* **Material for this task**:
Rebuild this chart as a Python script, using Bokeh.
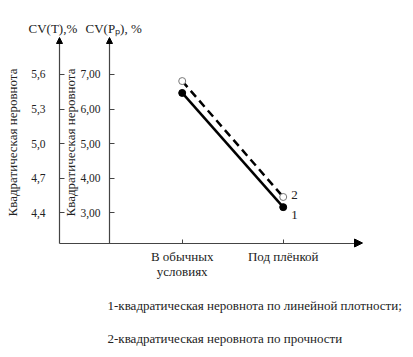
from bokeh.plotting import figure
from bokeh.models import Range1d, LinearAxis, FixedTicker, Label, Arrow, NormalHead
from bokeh.embed import file_html
from bokeh.resources import INLINE
from bokeh.core.properties import value

# ---- data ----
categories = ["В обычных\nусловиях", "Под плёнкой"]
cv_t = [5.44, 4.45]          # 1 - CV(T), outer axis
cv_p = [6.81, 3.46]          # 2 - CV(Pp), inner axis
t_ticks = [4.4, 4.7, 5.0, 5.3, 5.6]
t_tick_labels = ["4,4", "4,7", "5,0", "5,3", "5,6"]
p_ticks = [3, 4, 5, 6, 7]
p_tick_labels = ["3,00", "4,00", "5,00", "6,00", "7,00"]
series_names = ["1", "2"]
legend_lines = ["1-квадратическая неровнота по линейной плотности;",
                "2-квадратическая неровнота по прочности"]
y_titles = ["CV(T),%", "CV(Pₚ), %"]
axis_title = "Квадратическая неровнота"

x_pos = list(range(1, len(categories) + 1))

FONT = "Liberation Serif"
TXT = "#222222"
AX = "#444444"

W, H = 413, 357
# ranges span the whole canvas (frame = canvas)
X0, X1 = -0.799, 3.290
T0, T1 = 3.1462, 6.2416
P0, P1 = -1.1792, 9.1387


def xd(px):   # canvas px -> x data
    return X0 + px / W * (X1 - X0)


def td(py):   # canvas px -> CV(T) data
    return T1 - py / H * (T1 - T0)


def pd(py):   # canvas px -> CV(Pp) data
    return P1 - py / H * (P1 - P0)


p = figure(width=W, height=H, output_backend="svg", toolbar_location=None,
           x_range=Range1d(X0, X1), y_range=Range1d(T0, T1), min_border=0)
p.extra_y_ranges = {"pp": Range1d(P0, P1)}
p.outline_line_color = None
p.grid.visible = False
p.background_fill_color = "white"
p.border_fill_color = "white"

x_axis_px, t_axis_px, p_axis_px, top_px, right_px = 242.5, 59, 109, 41, 362


def style_axis(ax):
    ax.axis_line_color = AX
    ax.axis_line_width = 1.2
    ax.major_tick_line_color = AX
    ax.minor_tick_line_color = None
    ax.major_tick_in = 5
    ax.major_tick_out = 0
    ax.major_label_text_font = FONT
    ax.major_label_text_color = TXT
    ax.axis_label_text_font = FONT
    ax.axis_label_text_color = TXT
    ax.axis_label_text_font_style = "normal"


# x axis
xa = p.xaxis[0]
style_axis(xa)
xa.fixed_location = td(x_axis_px)
xa.bounds = (xd(t_axis_px), xd(right_px - 4))
xa.ticker = FixedTicker(ticks=x_pos)
xa.major_label_overrides = dict(zip(x_pos, categories))
xa.major_label_text_font_size = "13px"
xa.major_label_text_line_height = 1.0
xa.major_label_standoff = 6
xa.major_tick_in = 4

# outer axis CV(T)
ya = p.yaxis[0]
style_axis(ya)
ya.fixed_location = xd(t_axis_px)
ya.bounds = (td(x_axis_px), td(top_px))
ya.ticker = FixedTicker(ticks=t_ticks)
ya.major_label_overrides = dict(zip(t_ticks, t_tick_labels))
ya.major_label_text_font_size = "11.5px"
ya.major_label_standoff = 14
ya.axis_label = axis_title
ya.axis_label_text_font_size = "13px"
ya.axis_label_standoff = 8

# inner axis CV(Pp)
ya2 = LinearAxis(y_range_name="pp", fixed_location=xd(p_axis_px))
style_axis(ya2)
ya2.bounds = (pd(x_axis_px), pd(top_px))
ya2.ticker = FixedTicker(ticks=p_ticks)
ya2.major_label_overrides = dict(zip(p_ticks, p_tick_labels))
ya2.major_label_text_font_size = "11.5px"
ya2.major_label_standoff = 9
ya2.axis_label = axis_title
ya2.axis_label_text_font_size = "13px"
ya2.axis_label_standoff = -1
p.add_layout(ya2, "left")

# arrow heads on axes
arrows = [(xd(right_px - 8), td(x_axis_px), xd(right_px), td(x_axis_px), 8),
          (xd(t_axis_px), td(top_px + 2), xd(t_axis_px), td(top_px - 4), 6),
          (xd(p_axis_px), td(top_px + 2), xd(p_axis_px), td(top_px - 4), 6)]
for (xs, ys, xe, ye, sz) in arrows:
    p.add_layout(Arrow(end=NormalHead(size=sz, fill_color="black", line_color="black",
                                      line_width=1),
                       x_start=xs, y_start=ys, x_end=xe, y_end=ye, line_color=None))

# series
p.line(x_pos, cv_t, line_color="black", line_width=2.5)
p.scatter(x_pos, cv_t, size=7, fill_color="black", line_color="black")
p.line(x_pos, cv_p, y_range_name="pp", line_color="black", line_width=2.5,
       line_dash="8 5")
p.scatter(x_pos, cv_p, y_range_name="pp", size=7, fill_color="white",
          line_color="#777777", line_width=1)

p.text(x=[x_pos[-1]], y=[cv_t[-1]], text=[series_names[0]], x_offset=8, y_offset=8,
       text_font=value(FONT), text_font_size="13px", text_color=TXT,
       text_baseline="middle", text_align="left")
p.text(x=[x_pos[-1]], y=[cv_p[-1]], text=[series_names[1]], y_range_name="pp",
       x_offset=8, y_offset=-2,
       text_font=value(FONT), text_font_size="13px", text_color=TXT,
       text_baseline="middle", text_align="left")

# titles of y axes
p.add_layout(Label(x=xd(28), y=td(27.5), text=y_titles[0],
                   text_font=FONT, text_font_size="13px", text_color=TXT,
                   text_align="left", text_baseline="middle"))
p.add_layout(Label(x=xd(85), y=td(27.5), text=y_titles[1],
                   text_font=FONT, text_font_size="13px", text_color=TXT,
                   text_align="left", text_baseline="middle"))

# legend text
for txt, py in zip(legend_lines, [305, 338]):
    p.add_layout(Label(x=xd(107), y=td(py), text=txt,
                       text_font=FONT, text_font_size="13px", text_color=TXT,
                       text_align="left", text_baseline="middle"))

open("out.html", "w").write(file_html(p, INLINE))
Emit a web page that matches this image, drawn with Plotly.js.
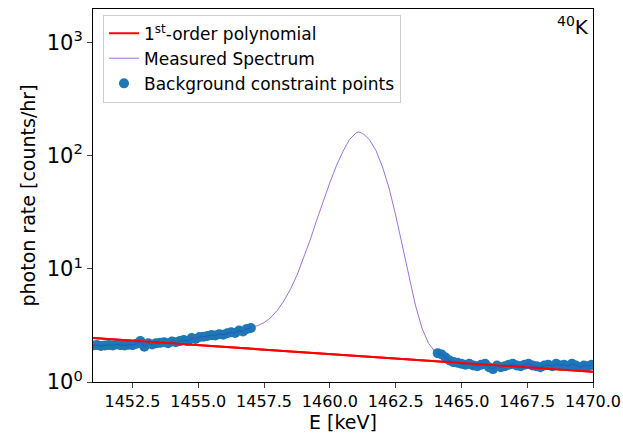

* **Problem requirements**:
Copy the listing over exactly, skipping the pictures it holds.

* **Exercise output**:
Rebuild this chart as a Python script, using Bokeh.
from bokeh.plotting import figure
from bokeh.models import Range1d, LinearAxis, FixedTicker, Label, Arrow, NormalHead
from bokeh.embed import file_html
from bokeh.resources import INLINE
from bokeh.core.properties import value

# ---- data ----
categories = ["В обычных\nусловиях", "Под плёнкой"]
cv_t = [5.44, 4.45]          # 1 - CV(T), outer axis
cv_p = [6.81, 3.46]          # 2 - CV(Pp), inner axis
t_ticks = [4.4, 4.7, 5.0, 5.3, 5.6]
t_tick_labels = ["4,4", "4,7", "5,0", "5,3", "5,6"]
p_ticks = [3, 4, 5, 6, 7]
p_tick_labels = ["3,00", "4,00", "5,00", "6,00", "7,00"]
series_names = ["1", "2"]
legend_lines = ["1-квадратическая неровнота по линейной плотности;",
                "2-квадратическая неровнота по прочности"]
y_titles = ["CV(T),%", "CV(Pₚ), %"]
axis_title = "Квадратическая неровнота"

x_pos = list(range(1, len(categories) + 1))

FONT = "Liberation Serif"
TXT = "#222222"
AX = "#444444"

W, H = 413, 357
# ranges span the whole canvas (frame = canvas)
X0, X1 = -0.799, 3.290
T0, T1 = 3.1462, 6.2416
P0, P1 = -1.1792, 9.1387


def xd(px):   # canvas px -> x data
    return X0 + px / W * (X1 - X0)


def td(py):   # canvas px -> CV(T) data
    return T1 - py / H * (T1 - T0)


def pd(py):   # canvas px -> CV(Pp) data
    return P1 - py / H * (P1 - P0)


p = figure(width=W, height=H, output_backend="svg", toolbar_location=None,
           x_range=Range1d(X0, X1), y_range=Range1d(T0, T1), min_border=0)
p.extra_y_ranges = {"pp": Range1d(P0, P1)}
p.outline_line_color = None
p.grid.visible = False
p.background_fill_color = "white"
p.border_fill_color = "white"

x_axis_px, t_axis_px, p_axis_px, top_px, right_px = 242.5, 59, 109, 41, 362


def style_axis(ax):
    ax.axis_line_color = AX
    ax.axis_line_width = 1.2
    ax.major_tick_line_color = AX
    ax.minor_tick_line_color = None
    ax.major_tick_in = 5
    ax.major_tick_out = 0
    ax.major_label_text_font = FONT
    ax.major_label_text_color = TXT
    ax.axis_label_text_font = FONT
    ax.axis_label_text_color = TXT
    ax.axis_label_text_font_style = "normal"


# x axis
xa = p.xaxis[0]
style_axis(xa)
xa.fixed_location = td(x_axis_px)
xa.bounds = (xd(t_axis_px), xd(right_px - 4))
xa.ticker = FixedTicker(ticks=x_pos)
xa.major_label_overrides = dict(zip(x_pos, categories))
xa.major_label_text_font_size = "13px"
xa.major_label_text_line_height = 1.0
xa.major_label_standoff = 6
xa.major_tick_in = 4

# outer axis CV(T)
ya = p.yaxis[0]
style_axis(ya)
ya.fixed_location = xd(t_axis_px)
ya.bounds = (td(x_axis_px), td(top_px))
ya.ticker = FixedTicker(ticks=t_ticks)
ya.major_label_overrides = dict(zip(t_ticks, t_tick_labels))
ya.major_label_text_font_size = "11.5px"
ya.major_label_standoff = 14
ya.axis_label = axis_title
ya.axis_label_text_font_size = "13px"
ya.axis_label_standoff = 8

# inner axis CV(Pp)
ya2 = LinearAxis(y_range_name="pp", fixed_location=xd(p_axis_px))
style_axis(ya2)
ya2.bounds = (pd(x_axis_px), pd(top_px))
ya2.ticker = FixedTicker(ticks=p_ticks)
ya2.major_label_overrides = dict(zip(p_ticks, p_tick_labels))
ya2.major_label_text_font_size = "11.5px"
ya2.major_label_standoff = 9
ya2.axis_label = axis_title
ya2.axis_label_text_font_size = "13px"
ya2.axis_label_standoff = -1
p.add_layout(ya2, "left")

# arrow heads on axes
arrows = [(xd(right_px - 8), td(x_axis_px), xd(right_px), td(x_axis_px), 8),
          (xd(t_axis_px), td(top_px + 2), xd(t_axis_px), td(top_px - 4), 6),
          (xd(p_axis_px), td(top_px + 2), xd(p_axis_px), td(top_px - 4), 6)]
for (xs, ys, xe, ye, sz) in arrows:
    p.add_layout(Arrow(end=NormalHead(size=sz, fill_color="black", line_color="black",
                                      line_width=1),
                       x_start=xs, y_start=ys, x_end=xe, y_end=ye, line_color=None))

# series
p.line(x_pos, cv_t, line_color="black", line_width=2.5)
p.scatter(x_pos, cv_t, size=7, fill_color="black", line_color="black")
p.line(x_pos, cv_p, y_range_name="pp", line_color="black", line_width=2.5,
       line_dash="8 5")
p.scatter(x_pos, cv_p, y_range_name="pp", size=7, fill_color="white",
          line_color="#777777", line_width=1)

p.text(x=[x_pos[-1]], y=[cv_t[-1]], text=[series_names[0]], x_offset=8, y_offset=8,
       text_font=value(FONT), text_font_size="13px", text_color=TXT,
       text_baseline="middle", text_align="left")
p.text(x=[x_pos[-1]], y=[cv_p[-1]], text=[series_names[1]], y_range_name="pp",
       x_offset=8, y_offset=-2,
       text_font=value(FONT), text_font_size="13px", text_color=TXT,
       text_baseline="middle", text_align="left")

# titles of y axes
p.add_layout(Label(x=xd(28), y=td(27.5), text=y_titles[0],
                   text_font=FONT, text_font_size="13px", text_color=TXT,
                   text_align="left", text_baseline="middle"))
p.add_layout(Label(x=xd(85), y=td(27.5), text=y_titles[1],
                   text_font=FONT, text_font_size="13px", text_color=TXT,
                   text_align="left", text_baseline="middle"))

# legend text
for txt, py in zip(legend_lines, [305, 338]):
    p.add_layout(Label(x=xd(107), y=td(py), text=txt,
                       text_font=FONT, text_font_size="13px", text_color=TXT,
                       text_align="left", text_baseline="middle"))

open("out.html", "w").write(file_html(p, INLINE))
Emit a web page that matches this image, drawn with Plotly.js.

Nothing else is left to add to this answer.